▶ **Set problem**: Copy each line where the word "chart" occurs.

▶ **Collected data**:
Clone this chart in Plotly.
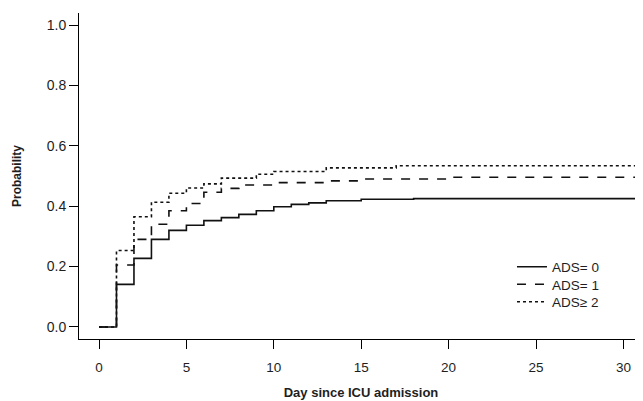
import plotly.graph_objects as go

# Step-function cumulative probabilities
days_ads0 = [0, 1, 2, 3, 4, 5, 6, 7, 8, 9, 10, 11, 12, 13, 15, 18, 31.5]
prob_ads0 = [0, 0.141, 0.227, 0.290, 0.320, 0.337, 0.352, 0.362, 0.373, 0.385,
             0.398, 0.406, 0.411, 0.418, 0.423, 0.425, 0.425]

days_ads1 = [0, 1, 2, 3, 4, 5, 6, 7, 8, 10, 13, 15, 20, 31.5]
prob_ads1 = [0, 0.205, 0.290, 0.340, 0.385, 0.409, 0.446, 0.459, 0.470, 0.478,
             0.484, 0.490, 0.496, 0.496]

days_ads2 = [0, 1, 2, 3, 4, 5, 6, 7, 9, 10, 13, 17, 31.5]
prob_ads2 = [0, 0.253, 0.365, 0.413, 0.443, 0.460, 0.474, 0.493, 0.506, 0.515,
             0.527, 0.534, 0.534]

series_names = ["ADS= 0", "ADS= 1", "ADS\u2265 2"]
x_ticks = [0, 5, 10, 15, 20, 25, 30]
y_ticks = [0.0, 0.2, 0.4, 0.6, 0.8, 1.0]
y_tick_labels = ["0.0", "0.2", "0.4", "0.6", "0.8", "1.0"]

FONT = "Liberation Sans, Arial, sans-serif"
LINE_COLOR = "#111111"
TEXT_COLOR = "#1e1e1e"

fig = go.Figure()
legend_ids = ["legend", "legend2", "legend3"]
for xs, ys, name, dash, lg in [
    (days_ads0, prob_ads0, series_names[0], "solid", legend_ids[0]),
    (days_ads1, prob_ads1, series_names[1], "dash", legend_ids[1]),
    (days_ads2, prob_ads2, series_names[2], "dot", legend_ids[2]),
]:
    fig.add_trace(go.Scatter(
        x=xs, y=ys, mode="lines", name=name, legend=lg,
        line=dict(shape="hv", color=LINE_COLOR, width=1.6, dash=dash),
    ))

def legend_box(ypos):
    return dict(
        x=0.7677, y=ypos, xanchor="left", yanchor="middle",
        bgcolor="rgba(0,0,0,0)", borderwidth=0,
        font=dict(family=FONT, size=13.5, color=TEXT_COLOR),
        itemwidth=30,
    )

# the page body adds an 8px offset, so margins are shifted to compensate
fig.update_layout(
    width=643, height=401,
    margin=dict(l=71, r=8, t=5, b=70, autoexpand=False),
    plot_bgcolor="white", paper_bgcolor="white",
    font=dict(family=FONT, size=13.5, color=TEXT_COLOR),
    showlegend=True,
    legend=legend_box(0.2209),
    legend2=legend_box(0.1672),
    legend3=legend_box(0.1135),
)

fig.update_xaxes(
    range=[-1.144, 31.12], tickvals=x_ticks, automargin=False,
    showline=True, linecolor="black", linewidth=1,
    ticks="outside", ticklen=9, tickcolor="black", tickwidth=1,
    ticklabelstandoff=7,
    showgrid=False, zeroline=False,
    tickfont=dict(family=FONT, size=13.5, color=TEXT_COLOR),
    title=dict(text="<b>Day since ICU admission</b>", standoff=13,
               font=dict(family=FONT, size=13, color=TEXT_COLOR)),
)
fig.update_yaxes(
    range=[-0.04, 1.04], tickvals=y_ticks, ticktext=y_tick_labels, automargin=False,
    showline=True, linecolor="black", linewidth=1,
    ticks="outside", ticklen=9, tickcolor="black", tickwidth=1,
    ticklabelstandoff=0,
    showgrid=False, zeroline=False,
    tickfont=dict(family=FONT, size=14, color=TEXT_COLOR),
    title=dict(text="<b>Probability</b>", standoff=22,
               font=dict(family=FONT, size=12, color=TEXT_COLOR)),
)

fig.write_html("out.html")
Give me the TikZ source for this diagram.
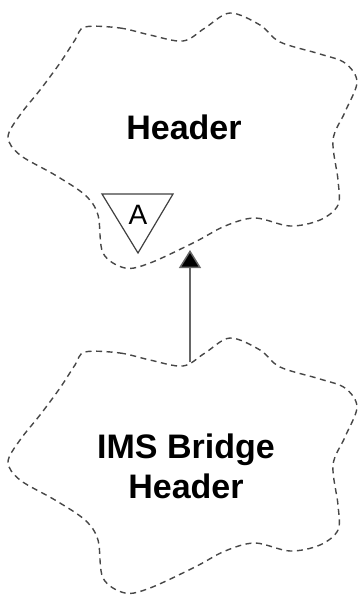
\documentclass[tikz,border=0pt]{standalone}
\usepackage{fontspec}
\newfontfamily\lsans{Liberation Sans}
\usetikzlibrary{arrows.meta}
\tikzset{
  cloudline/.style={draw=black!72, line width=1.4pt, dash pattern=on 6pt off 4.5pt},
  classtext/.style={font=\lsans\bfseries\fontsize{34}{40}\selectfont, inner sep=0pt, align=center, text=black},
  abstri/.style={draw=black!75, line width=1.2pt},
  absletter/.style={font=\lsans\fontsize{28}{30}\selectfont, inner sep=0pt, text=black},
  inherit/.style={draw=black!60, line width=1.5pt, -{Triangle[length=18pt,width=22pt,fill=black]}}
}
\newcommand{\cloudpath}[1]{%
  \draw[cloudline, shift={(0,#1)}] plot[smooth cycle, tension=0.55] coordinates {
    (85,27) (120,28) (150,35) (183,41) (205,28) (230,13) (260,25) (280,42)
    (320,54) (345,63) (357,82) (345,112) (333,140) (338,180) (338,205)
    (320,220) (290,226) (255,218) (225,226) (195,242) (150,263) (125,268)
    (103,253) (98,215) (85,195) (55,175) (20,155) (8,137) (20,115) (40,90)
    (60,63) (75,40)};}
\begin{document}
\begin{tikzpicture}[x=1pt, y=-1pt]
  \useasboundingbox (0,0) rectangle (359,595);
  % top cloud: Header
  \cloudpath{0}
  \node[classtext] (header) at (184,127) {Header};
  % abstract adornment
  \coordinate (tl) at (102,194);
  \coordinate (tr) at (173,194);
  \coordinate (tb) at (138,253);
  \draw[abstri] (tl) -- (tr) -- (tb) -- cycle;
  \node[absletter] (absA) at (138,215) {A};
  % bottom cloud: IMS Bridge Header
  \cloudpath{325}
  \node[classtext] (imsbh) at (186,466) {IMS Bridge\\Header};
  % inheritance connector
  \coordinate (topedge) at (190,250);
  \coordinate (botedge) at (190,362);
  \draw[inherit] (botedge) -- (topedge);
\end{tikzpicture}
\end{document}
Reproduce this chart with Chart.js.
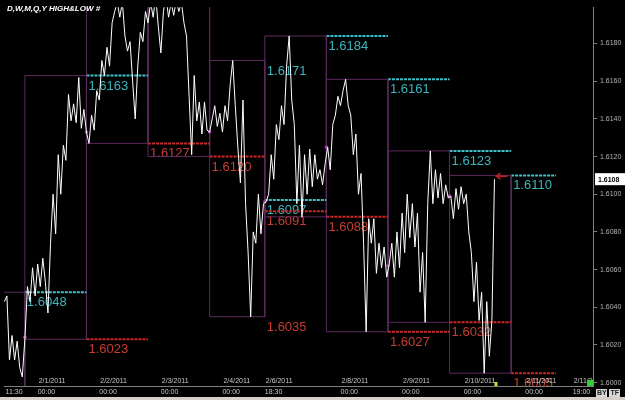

▶ **The result**:
Clone this chart in Plotly.
Reproduce this chart with Chart.js.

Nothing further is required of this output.